As I start this post, there are 43 minutes left in the one-year anniversary of this blog. This is because I’m a dipshit, and I forgot.
And I was busy. I was in court for a while, then had some meetings, y’know, stuff. But still, no excuse. So let’s go straight to the recap.
A year ago, I started this blog to try and develop some discipline for writing. I had always wanted to be a writer, from when I first started typing stories on my father’s Royal typewriter and when I got my own first typewriter — an old one of my mother’s, I think — in roughly 1980. I wrote a number of science fiction stories in high school and college, none of which (thank goodness) were ever published.

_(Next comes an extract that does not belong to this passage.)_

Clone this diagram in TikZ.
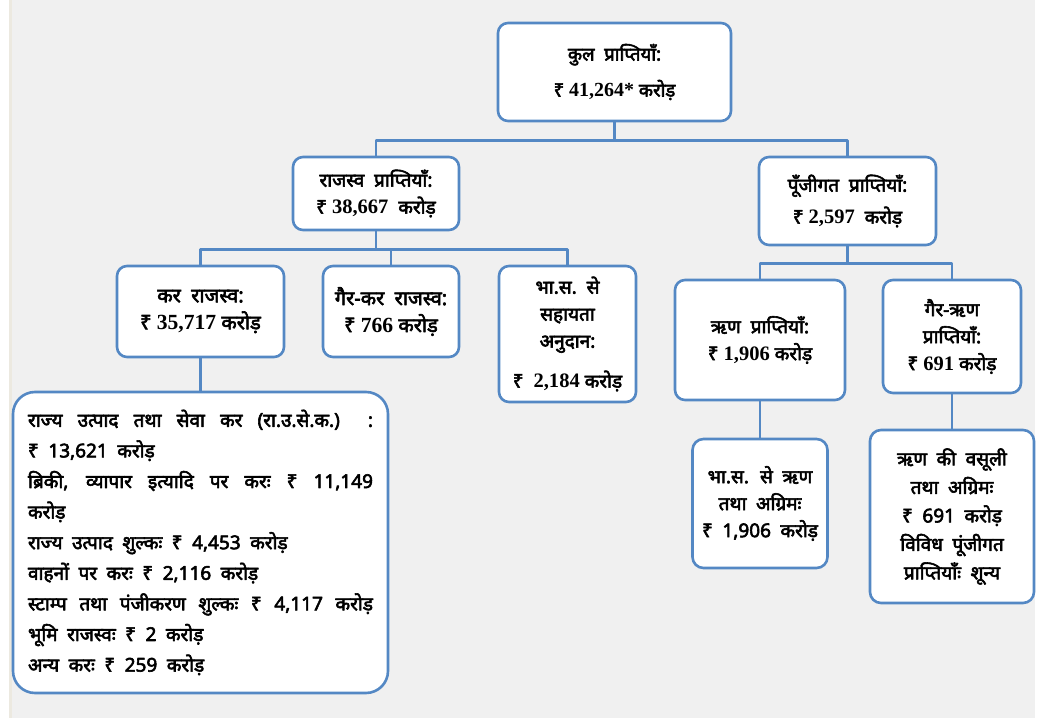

I also wrote a couple of “literary” stories while in college. None of these went anywhere, either, except the one I read over the air on WHPK because a friend of mine who worked at the station had decided to fill some open time with student-authors reading their work aloud. I understand that they recovered their lost listeners in a couple of years.
I started a novel after graduating college, and worked on it off and on into law school. It was about 75 pages when I gave up on it.
And that, ladies and germs, was it. In my head, I still thought of myself as a writer. When being a junior litigation associate sucked or I got bored because I didn’t have any new cases, I bought a copy of Writer’s Digest. But then I’d get busy or something new would come in the door, and the magazine would get recycled and I wouldn’t write anything. When I got passed over for partner at my old firm, I stalked out of the building, walked over to Borders, and bought a copy of Writers Market. Then my boss called my cell, and she and her boss met me for lunch, and promised I’d make it next year. So the next day I went back to work, and the next year I made partner, and I didn’t write anything.
A couple of years later, I changed firms. And I still didn’t write anything.
Then last year, in mid-December, I burned out. I’d been working my ass off, and I was bored out of my skull. I had interesting cases, terrific clients, senior partners I respected and could learn from and people junior to me who I wasn’t afraid to delegate to, and I could barely drag myself out of bed in the morning.
An old friend had recently suggested that the Mrs. and I start up a joint blog to post our every day witty banter for others’ enjoyment — it’s like a frakking sitcom around here, all the time (and yes, I do play the clueless dad, thanks for asking) — but the Mrs. declined. I got a kick out of the idea, so without having any idea what I was getting into, I registered half a dozen domains and settled on this one.
Four days later, on Dec. 21, 2007, I came home from work and didn’t go back to work until Jan. 2. I worked from home, hung out with the Mrs. and kids, and thought about what I wanted to do. The goal, I decided would be to get in the habit of writing with the blog, write one short story and maybe an article in my field, and then do NaNoWriMo in November.
Then I started writing.
This has been a lot of fun. The biggest surprise has been meeting people through the intertubes — you’re all on the blogroll on the sidebar, you know who you are — which has been a lot of fun. I think this blog has served its original purpose, too, which was to force me into the habit of writing regularly, which it has done with the blog entries themselves and with my constant public posting about word and page counts, did I write today, didn’t I write, yadda yadda yadda. It may be boring you, but it’s keeping my ass planted in my chair and forcing me to write because I hate the posts where all I can say is “Today I sat on the sofa and ate Ho-Hos and watched Stupid Pet Tricks. Damn, those pets say some wacky stuff!”
16 minutes until it’s over.
So thank you for being out there. Thank you for reading my occasionally coherent ramblings. Thank you for commenting, for applauding my rare successes and my more frequent defeats, and for shaming me back to my desk when I need a good shaming.
And now (14 minutes to go) for some stats:
Writing: 153,000 words of fiction, which includes one complete first draft of a novel (104,000 words, 500 printed pages), one 13,000-word novelette (drafted, multiple revisions, submitted to multiple markets), two short stories (revised and out on submission), one short story (first draft completed), and two flash pieces (one posted here, one accepted and published at 365tomorrows.com), plus innumerable drafts and projects started that will probably never see the light of day.
Plus 178 blog posts.
So now I’m a writer, for real, not just in my head. Now when I read books on writing, or even Writers Market, I’m not just daydreaming. This is a good thing.
I used to say that I could get back into writing when I was older and had more flexibility, or retired. All I did was put off doing what I wanted to do, which means that I’ll simply do less of it than if I’d started 10 years ago. But at least I’ll do more of it than if I had waited another 10 years.
Happy blogiversary to me. It’s past midnight. Time to blow out the candles and go to bed.